Search code examples
pythonscikit-learnlinear-regressionpipeline

How Linear Regression coefficients are stored in Sklearn pipelines?


I have been trying to understand the use of Sklearn Pipelines.

I run the following code to scale my data and fit a linear regression within a Pipeline and plot the regression:

pipe = make_pipeline(StandardScaler(), LinearRegression())
pipe.fit(x_train, y_train) 

xfit = np.linspace(0, 1.25, 50) #Fake data to plot straight line
yfit = pipe.predict(xfit[:, np.newaxis])
plt.scatter(x_train, y_train)
plt.plot(xfit, yfit, color='r')

PlotLinearRegression

However, when trying to plot the linear regression by hand i.e. finding the linear regression coefficients and intercept from the LinearRegression object stored in the Pipeline with the following code. Dark magic is involved as this does not display the same regression (coef + intercept) as the ones used by the Pipeline (see graph).

print("Linear Regression intercept: ", pipe['linearregression'].intercept_)
print("Linear Regression coefficients: ", pipe['linearregression'].coef_)

The StandardScaler might be involved as removing it from the pipeline allows to find the regression coefficients using the code cell above.

Where the unnormalised regression coefficients and intercept are stored in the pipeline object?

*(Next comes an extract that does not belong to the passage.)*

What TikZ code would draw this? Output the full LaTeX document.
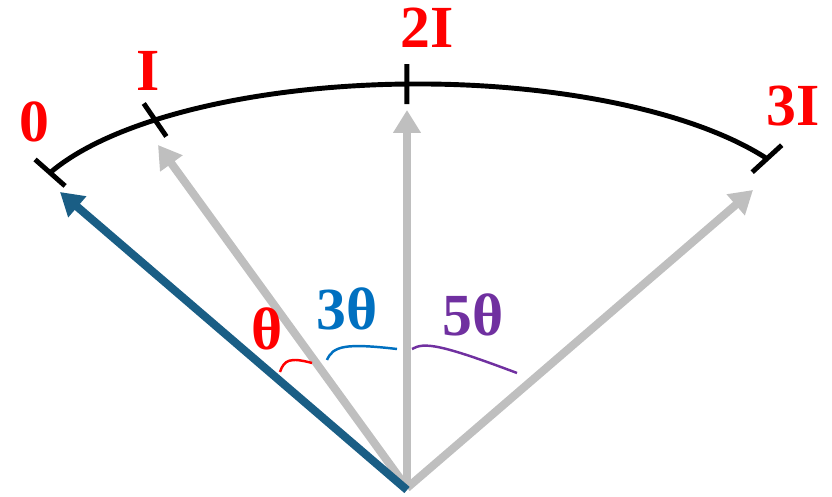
\documentclass[tikz,border=0pt]{standalone}
\usepackage{fontspec}
\setmainfont{Liberation Serif}
\usetikzlibrary{arrows.meta,calc}

\definecolor{rosso}{HTML}{FF0000}
\definecolor{blu}{HTML}{0070C0}
\definecolor{viola}{HTML}{7030A0}
\definecolor{bluscuro}{HTML}{1A5E85}
\definecolor{grigio}{HTML}{BFBFBF}

\begin{document}
\begin{tikzpicture}[x=0.02cm,y=0.02cm,
    etichetta/.style={font=\fontsize{34}{40}\selectfont\bfseries},
    freccia/.style={line width=4.6pt,-{Triangle[width=15pt,length=13pt]}},
    tacca/.style={line width=2.8pt},
    angolo/.style={line width=1.4pt}]

        % Riquadro del disegno (832 x 497)
        \useasboundingbox (0,0) rectangle (832,497);

        % Origine, centro dell'arco e punti sull'arco
        \coordinate (O) at (407,9);
        \coordinate (C) at (418,267);
        \coordinate (t0) at ($(C)+(156.9:400 and 146)$);
        \coordinate (t1) at ($(C)+(131.1:400 and 146)$);
        \coordinate (t2) at ($(C)+(91.6:400 and 146)$);
        \coordinate (t3) at ($(C)+(29.25:400 and 146)$);

        % Punte delle frecce
        \coordinate (p0) at (60,305);
        \coordinate (p1) at (158,352);
        \coordinate (p2) at (407,387);
        \coordinate (p3) at (753,307);

        % Arco nero
        \draw[tacca] (t0) arc[start angle=156.9, end angle=29.25, x radius=400, y radius=146];

        % Tacche lungo le direzioni delle frecce
        \foreach \t in {t0,t1,t2,t3}
            \draw[tacca] ($(\t)!0.4cm!(O)$) -- ($(\t)!-0.4cm!(O)$);

        % Frecce grigie e freccia blu
        \foreach \p in {p1,p2,p3}
            \draw[freccia, grigio] (O) -- (\p);
        \draw[freccia, bluscuro] ($(O)+(0,-2)$) -- (p0);

        % Archetti degli angoli
        \draw[angolo, rosso] (280,125) .. controls (284,137) and (290,140) .. (312,134);
        \draw[angolo, blu] (327,137) .. controls (333,151) and (345,154) .. (397,148);
        \draw[angolo, viola] (412,148) .. controls (424,155) and (440,153) .. (517,124);

        % Etichette sull'arco
        \node[etichetta, rosso] (l0) at (34,375) {0};
        \node[etichetta, rosso] (l1) at (148,426) {I};
        \node[etichetta, rosso] (l2) at (427,469) {2I};
        \node[etichetta, rosso] (l3) at (793,391) {3I};

        % Etichette degli angoli
        \node[etichetta, rosso] (a1) at (267,168) {θ};
        \node[etichetta, blu] (a3) at (347,188) {3θ};
        \node[etichetta, viola] (a5) at (473,182) {5θ};

    \end{tikzpicture}
\end{document}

Or equivalently, how can we compute them from the normalised regression coefficients, using the standard scaler?


Solution

  • Any ideas on where the unnormalised regression coefficients and intercept are stored in the pipeline object?

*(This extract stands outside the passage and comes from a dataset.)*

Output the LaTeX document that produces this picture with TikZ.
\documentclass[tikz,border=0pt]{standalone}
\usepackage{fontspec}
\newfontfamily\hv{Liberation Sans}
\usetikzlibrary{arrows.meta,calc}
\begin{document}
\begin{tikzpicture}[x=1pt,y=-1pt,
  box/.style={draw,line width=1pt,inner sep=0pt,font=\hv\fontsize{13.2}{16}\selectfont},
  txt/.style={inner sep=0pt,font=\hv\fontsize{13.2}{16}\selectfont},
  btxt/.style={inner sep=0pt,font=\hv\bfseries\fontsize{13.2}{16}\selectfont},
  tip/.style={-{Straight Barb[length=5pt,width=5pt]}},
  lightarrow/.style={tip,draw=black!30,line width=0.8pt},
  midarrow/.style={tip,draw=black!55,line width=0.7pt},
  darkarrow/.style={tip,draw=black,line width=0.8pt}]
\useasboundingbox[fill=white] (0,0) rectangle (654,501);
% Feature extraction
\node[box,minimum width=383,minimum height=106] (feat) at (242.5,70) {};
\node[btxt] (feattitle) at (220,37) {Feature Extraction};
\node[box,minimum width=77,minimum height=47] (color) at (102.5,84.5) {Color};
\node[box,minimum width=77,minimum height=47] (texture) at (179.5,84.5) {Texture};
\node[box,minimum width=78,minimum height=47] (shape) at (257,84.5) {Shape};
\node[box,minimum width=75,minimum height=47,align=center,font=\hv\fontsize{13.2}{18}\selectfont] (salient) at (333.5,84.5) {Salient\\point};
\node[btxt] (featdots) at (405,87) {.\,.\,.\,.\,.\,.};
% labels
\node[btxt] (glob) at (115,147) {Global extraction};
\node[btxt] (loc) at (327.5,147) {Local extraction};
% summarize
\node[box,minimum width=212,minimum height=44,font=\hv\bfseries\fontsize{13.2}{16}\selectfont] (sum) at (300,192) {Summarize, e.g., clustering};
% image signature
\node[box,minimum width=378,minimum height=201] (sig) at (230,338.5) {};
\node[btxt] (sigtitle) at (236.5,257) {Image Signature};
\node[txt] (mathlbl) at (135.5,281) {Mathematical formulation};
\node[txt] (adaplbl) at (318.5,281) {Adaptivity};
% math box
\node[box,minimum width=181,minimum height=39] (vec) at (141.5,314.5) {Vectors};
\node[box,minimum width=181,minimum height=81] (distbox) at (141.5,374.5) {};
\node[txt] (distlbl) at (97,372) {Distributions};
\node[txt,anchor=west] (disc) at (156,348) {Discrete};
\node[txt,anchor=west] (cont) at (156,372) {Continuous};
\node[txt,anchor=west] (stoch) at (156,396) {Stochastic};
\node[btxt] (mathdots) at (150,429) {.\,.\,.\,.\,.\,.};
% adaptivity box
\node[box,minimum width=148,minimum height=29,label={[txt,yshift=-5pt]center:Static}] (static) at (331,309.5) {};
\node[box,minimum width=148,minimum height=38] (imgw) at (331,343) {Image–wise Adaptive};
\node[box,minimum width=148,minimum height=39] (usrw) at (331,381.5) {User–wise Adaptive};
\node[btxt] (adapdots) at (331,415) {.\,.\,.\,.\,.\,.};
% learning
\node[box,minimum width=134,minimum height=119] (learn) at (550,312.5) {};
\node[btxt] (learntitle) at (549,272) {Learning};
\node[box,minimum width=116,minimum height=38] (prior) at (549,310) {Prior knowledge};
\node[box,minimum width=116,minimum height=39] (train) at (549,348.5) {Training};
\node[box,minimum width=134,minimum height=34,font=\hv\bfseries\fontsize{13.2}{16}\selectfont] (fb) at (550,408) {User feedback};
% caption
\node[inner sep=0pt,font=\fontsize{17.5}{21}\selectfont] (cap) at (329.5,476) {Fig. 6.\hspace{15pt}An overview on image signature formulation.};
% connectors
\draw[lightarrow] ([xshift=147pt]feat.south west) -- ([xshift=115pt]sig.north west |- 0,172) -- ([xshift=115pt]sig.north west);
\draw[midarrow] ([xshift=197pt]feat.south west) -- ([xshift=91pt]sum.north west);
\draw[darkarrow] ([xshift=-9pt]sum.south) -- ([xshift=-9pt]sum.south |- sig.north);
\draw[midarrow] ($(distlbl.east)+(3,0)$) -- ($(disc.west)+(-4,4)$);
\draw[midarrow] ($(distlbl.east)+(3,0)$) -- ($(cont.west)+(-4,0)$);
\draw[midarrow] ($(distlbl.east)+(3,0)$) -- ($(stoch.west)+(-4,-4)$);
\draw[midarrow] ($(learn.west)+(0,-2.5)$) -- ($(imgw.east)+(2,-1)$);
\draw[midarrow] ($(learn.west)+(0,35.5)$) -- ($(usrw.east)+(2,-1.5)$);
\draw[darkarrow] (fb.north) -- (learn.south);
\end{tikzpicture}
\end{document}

    They are not, because the pipeline doesn't do anything besides string together the transformer(s) and model. And the model object only knows about the scaled input data.

    Or equivalently, how can we compute them from the normalised regression coefficients, using the standard scaler?

    StandardScaler has the attributes mean_ and scale_ (also var_), which contain the per-column means and standard deviations of the original data that are used to transform the data. So we have:

    y_hat = lr.coef_ * x_transformed + lr.intercept_
          = lr.coef_ * (x - scaler.mean_) / scaler.scale_ + lr.intercept_
          = (lr.coef_ / scaler.scale_) * x + (lr.intercept_ - lr.coef_ * scaler.mean_ / scaler.scale_)
    

    That is, your unnormalized regression coefficient is lr.coef_ / scaler.scale_ and the unnormalized intercept is lr.intercept_ - lr.coef_ * scaler.mean_ / scaler.scale_.

    (I haven't tested that, so do check that it makes sense.)